For 4 years I have volunteered at the Aras Ghaoth Dobhair with residents suffering from advanced stages of dementia. My own beloved grandfather had Alzheimer’s and lived with us during the last 4 years of his life.

At one point I started sketching some of the residents. I was getting to know them and getting fond of their faces. Then I started working on little portraits from photos. I didn’t want to put the emphasis on the devastating effects of dementia, but celebrate that inner spirit we get glimpses of. They are still themselves in their soul, and they are beautiful in their own right. Then the idea came to me to learn about their lives from family members and to accompany their portraits with little memento pieces. And it grew from there: I started gathering family photos too, and devising a way to put it all together.

I also approached families who cared for their loved ones at home.

It’s about showing another side to dementia: not just the heartbreaking aspect that a lot of us know so well. Not trying to hide away from it, but shifting the focus to show that individuals still have their dignity and deserve to be looked at and remembered.
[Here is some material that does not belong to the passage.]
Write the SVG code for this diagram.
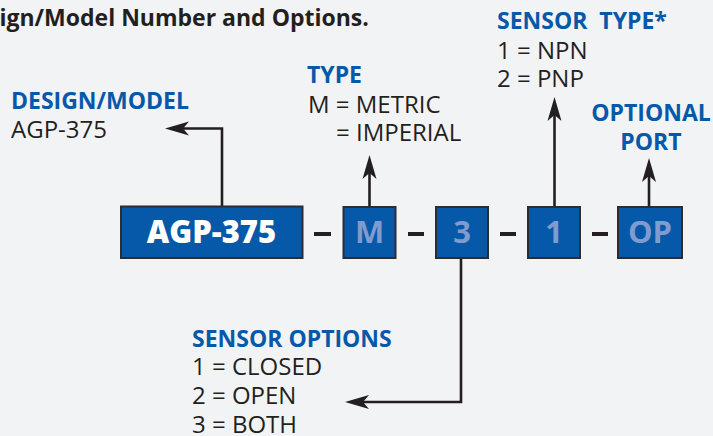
<svg xmlns="http://www.w3.org/2000/svg" width="713" height="436" viewBox="0 0 713 436">
<style>
text{font-family:"Open Sans","Noto Sans","Liberation Sans",sans-serif;font-size:24px;fill:#231f20}
.h{font-weight:700;fill:#0659a8;font-size:23px}
.t{font-weight:700;fill:#231f20;font-size:23px}
.b{fill:#0659a8;stroke:#2b2d33;stroke-width:2}
.l{font-weight:700;font-size:31px;text-anchor:middle;fill:#7f9bd0}
.w{font-weight:800;font-size:31px;text-anchor:middle;fill:#fff}
.c{fill:none;stroke:#231f20;stroke-width:2.6}
.d{fill:none;stroke:#231f20;stroke-width:3.8}
</style>
<defs><path id="ah" d="M0 0L-24 -7L-18 0L-24 7Z" fill="#231f20"/></defs>
<rect width="713" height="436" fill="#f2f3f5"/>
<text class="t" x="-12" y="26">sign/Model Number and Options.</text>
<g id="connectors">
<path class="c" d="M222 206V128.500H182"/><use href="#ah" transform="translate(165 128.500) rotate(180)"/>
<path class="c" d="M369.500 207V172"/><use href="#ah" transform="translate(369.500 155) rotate(-90)"/>
<path class="c" d="M554.500 207V114"/><use href="#ah" transform="translate(554.500 97) rotate(-90)"/>
<path class="c" d="M649 207V175"/><use href="#ah" transform="translate(649 158) rotate(-90)"/>
<path class="c" d="M461 258V402H362"/><use href="#ah" transform="translate(345 402) rotate(180)"/>
<path class="d" d="M314 234H331M408 234H424M500 234H516M592 234H608"/>
</g>
<g id="design-box"><rect class="b" x="121" y="206.500" width="181.500" height="51.500"/><text class="w" x="211.500" y="243">AGP-375</text></g>
<g id="m-box"><rect class="b" x="343.500" y="207" width="52" height="51"/><text class="l" x="369.500" y="243">M</text></g>
<g id="three-box"><rect class="b" x="436" y="207" width="52" height="51"/><text class="l" x="462" y="243">3</text></g>
<g id="one-box"><rect class="b" x="528" y="207" width="52" height="51"/><text class="l" x="554" y="243">1</text></g>
<g id="op-box"><rect class="b" x="618" y="207" width="64" height="51"/><text class="l" x="650" y="243">OP</text></g>
<g id="design-label"><text class="h" x="11" y="109">DESIGN/MODEL</text><text x="11" y="138">AGP-375</text></g>
<g id="type-label"><text class="h" x="307" y="83">TYPE</text><text x="308" y="113">M = METRIC</text><text x="336" y="141">= IMPERIAL</text></g>
<g id="sensor-type-label"><text class="h" x="497" y="29" xml:space="preserve">SENSOR  TYPE*</text><text x="497" y="59">1 = NPN</text><text x="497" y="87">2 = PNP</text></g>
<g id="port-label"><text class="h" x="651" y="121" text-anchor="middle">OPTIONAL</text><text class="h" x="651" y="150" text-anchor="middle">PORT</text></g>
<g id="sensor-options-label"><text class="h" x="192" y="347">SENSOR OPTIONS</text><text x="192" y="375">1 = CLOSED</text><text x="192" y="404">2 = OPEN</text><text x="192" y="433">3 = BOTH</text></g>
</svg>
As they themselves forget and change, we tend to start only seeing their illness, and we too forget sometimes: we forget that they weren’t always like this, that they are unique individuals who led unique lives. So it’s homage to their humanity and a celebration of those lives.

I’m trying to bring art and community together by highlighting and recording a universal issue in a way that is local and specific: these are our neighbours, friends, family.

They may be forgetting, but we remember with them and for them.